-- start --

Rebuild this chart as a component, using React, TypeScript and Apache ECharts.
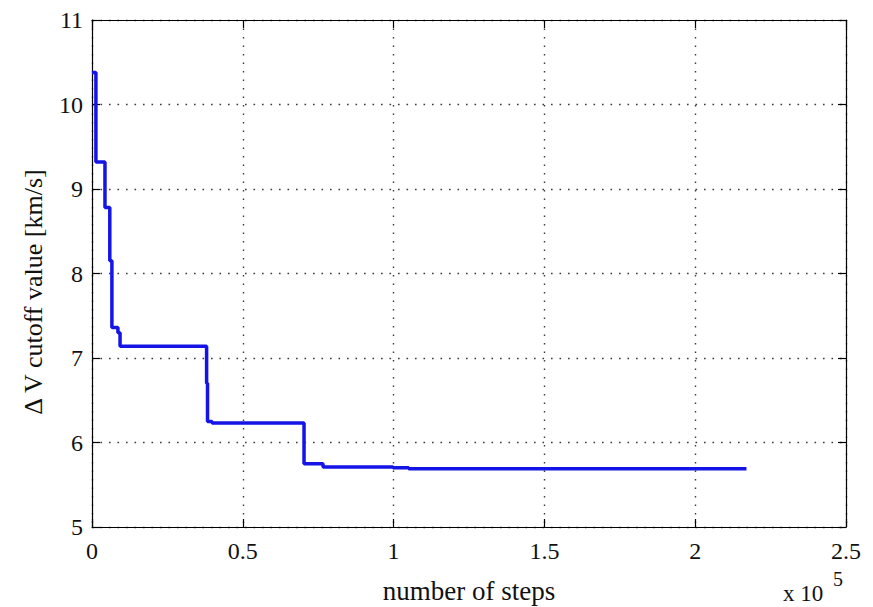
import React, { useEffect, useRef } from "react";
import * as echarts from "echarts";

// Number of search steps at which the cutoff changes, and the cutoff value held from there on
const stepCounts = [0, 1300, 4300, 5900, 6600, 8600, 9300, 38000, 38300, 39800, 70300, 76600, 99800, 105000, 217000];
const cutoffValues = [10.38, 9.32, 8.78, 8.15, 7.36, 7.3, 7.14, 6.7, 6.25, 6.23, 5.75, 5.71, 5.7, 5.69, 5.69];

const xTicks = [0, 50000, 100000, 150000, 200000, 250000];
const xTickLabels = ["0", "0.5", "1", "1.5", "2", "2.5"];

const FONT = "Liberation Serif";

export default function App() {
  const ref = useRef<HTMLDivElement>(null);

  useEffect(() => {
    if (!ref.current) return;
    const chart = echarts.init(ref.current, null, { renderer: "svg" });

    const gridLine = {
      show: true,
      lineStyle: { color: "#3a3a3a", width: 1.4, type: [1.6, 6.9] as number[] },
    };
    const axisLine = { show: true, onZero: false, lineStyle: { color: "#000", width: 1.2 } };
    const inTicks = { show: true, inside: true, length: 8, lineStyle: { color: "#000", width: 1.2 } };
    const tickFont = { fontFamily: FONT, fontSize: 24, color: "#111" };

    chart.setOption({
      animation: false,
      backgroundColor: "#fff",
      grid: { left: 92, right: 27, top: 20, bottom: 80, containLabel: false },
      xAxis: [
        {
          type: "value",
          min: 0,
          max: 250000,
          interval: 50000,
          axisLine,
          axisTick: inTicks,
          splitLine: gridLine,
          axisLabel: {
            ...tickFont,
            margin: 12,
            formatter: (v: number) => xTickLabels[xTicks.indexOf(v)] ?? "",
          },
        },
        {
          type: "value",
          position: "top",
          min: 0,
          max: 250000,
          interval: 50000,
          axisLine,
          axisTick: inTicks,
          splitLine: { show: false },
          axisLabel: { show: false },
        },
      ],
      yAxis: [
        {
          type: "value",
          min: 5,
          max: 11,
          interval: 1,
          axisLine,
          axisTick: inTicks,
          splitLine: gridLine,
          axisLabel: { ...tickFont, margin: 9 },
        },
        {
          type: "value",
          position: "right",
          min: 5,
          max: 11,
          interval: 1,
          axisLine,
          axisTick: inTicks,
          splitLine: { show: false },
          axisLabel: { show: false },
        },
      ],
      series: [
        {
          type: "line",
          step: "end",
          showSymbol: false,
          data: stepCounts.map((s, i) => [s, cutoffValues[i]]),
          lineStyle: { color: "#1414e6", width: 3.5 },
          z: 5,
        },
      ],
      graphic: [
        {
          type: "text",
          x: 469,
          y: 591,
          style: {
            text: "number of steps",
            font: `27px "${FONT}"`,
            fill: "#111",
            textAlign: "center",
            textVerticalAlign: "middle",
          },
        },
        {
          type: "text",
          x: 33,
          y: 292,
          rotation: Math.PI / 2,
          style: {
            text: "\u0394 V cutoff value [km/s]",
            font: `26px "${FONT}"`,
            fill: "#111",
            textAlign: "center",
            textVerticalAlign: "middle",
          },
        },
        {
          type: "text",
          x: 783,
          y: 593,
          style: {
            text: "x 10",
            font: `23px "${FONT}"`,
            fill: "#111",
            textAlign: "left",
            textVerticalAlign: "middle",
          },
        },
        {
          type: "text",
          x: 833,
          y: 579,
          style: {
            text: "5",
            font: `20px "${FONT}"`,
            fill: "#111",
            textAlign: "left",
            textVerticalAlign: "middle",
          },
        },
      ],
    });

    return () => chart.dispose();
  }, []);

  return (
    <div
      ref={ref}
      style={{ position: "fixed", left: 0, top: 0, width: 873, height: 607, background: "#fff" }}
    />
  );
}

-- end --
-- start --

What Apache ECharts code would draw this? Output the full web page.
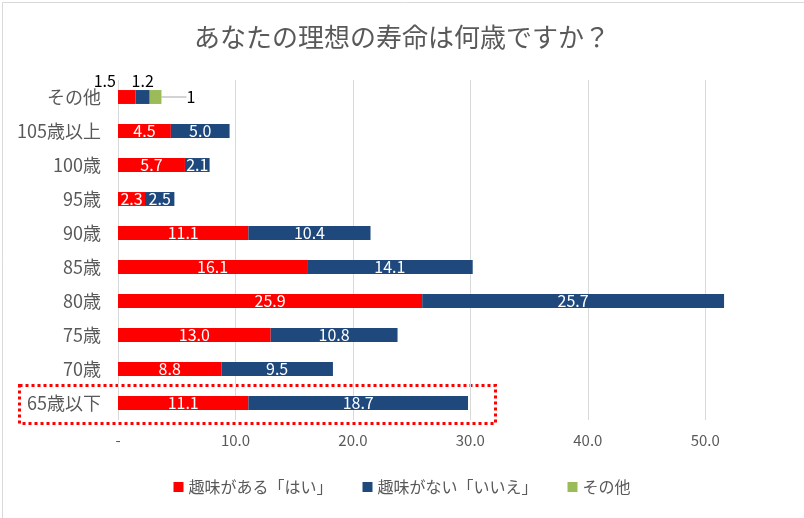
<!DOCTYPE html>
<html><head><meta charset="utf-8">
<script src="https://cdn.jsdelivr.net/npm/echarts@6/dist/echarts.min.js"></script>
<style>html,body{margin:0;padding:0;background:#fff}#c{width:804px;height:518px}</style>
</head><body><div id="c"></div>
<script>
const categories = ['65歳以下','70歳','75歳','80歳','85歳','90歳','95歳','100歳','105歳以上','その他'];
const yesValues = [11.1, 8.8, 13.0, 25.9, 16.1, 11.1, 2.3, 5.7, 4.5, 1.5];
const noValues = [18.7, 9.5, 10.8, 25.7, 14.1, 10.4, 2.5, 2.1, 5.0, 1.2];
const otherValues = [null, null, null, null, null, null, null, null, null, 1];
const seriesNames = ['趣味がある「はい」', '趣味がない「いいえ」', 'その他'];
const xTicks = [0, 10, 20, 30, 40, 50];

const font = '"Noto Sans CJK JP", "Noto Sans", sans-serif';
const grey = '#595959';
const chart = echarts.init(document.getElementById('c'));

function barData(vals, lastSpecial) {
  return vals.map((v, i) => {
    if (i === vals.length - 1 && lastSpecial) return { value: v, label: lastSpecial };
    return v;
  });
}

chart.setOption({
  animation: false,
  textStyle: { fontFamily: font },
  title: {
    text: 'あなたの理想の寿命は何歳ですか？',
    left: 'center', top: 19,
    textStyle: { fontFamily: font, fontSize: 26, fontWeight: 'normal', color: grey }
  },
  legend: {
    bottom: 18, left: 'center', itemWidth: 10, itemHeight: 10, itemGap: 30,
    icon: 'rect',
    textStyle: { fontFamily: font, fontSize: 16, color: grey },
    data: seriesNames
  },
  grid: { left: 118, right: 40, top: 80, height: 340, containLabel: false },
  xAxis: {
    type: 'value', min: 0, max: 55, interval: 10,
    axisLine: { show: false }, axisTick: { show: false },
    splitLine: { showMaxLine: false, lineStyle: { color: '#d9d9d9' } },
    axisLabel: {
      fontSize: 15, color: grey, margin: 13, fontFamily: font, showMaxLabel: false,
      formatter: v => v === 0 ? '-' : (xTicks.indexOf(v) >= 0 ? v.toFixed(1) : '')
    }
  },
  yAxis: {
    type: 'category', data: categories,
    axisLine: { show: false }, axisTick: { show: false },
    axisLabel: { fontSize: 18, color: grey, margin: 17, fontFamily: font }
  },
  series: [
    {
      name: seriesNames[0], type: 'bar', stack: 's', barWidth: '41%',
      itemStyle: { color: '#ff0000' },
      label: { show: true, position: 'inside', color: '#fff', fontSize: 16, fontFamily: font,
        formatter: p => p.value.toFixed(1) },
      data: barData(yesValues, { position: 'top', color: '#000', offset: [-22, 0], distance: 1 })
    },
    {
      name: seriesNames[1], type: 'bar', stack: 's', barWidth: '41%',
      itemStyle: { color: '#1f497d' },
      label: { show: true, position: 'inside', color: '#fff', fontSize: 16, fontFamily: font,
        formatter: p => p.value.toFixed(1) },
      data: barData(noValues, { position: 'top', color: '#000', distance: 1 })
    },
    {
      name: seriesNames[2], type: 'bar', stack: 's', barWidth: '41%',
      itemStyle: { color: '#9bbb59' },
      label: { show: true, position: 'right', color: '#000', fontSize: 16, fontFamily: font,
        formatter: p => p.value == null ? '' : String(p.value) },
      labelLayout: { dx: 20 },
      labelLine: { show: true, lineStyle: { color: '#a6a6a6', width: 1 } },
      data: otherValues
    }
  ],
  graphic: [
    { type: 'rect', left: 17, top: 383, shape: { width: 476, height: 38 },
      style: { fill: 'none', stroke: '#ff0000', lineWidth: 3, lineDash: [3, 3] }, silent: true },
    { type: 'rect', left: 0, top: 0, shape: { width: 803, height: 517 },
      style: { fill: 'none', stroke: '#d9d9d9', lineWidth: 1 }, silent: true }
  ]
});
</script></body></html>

-- end --

WHAT YOU NEED TO DO ▸ Skip all pictures. Retype exactly the span whose first line is the one with "Rebuild this chart" and whose last line is the one with "import * as".

WRITTEN SOLUTION ▸
Rebuild this chart as a component, using React, TypeScript and Apache ECharts.
import React, { useEffect, useRef } from "react";
import * as echarts from "echarts";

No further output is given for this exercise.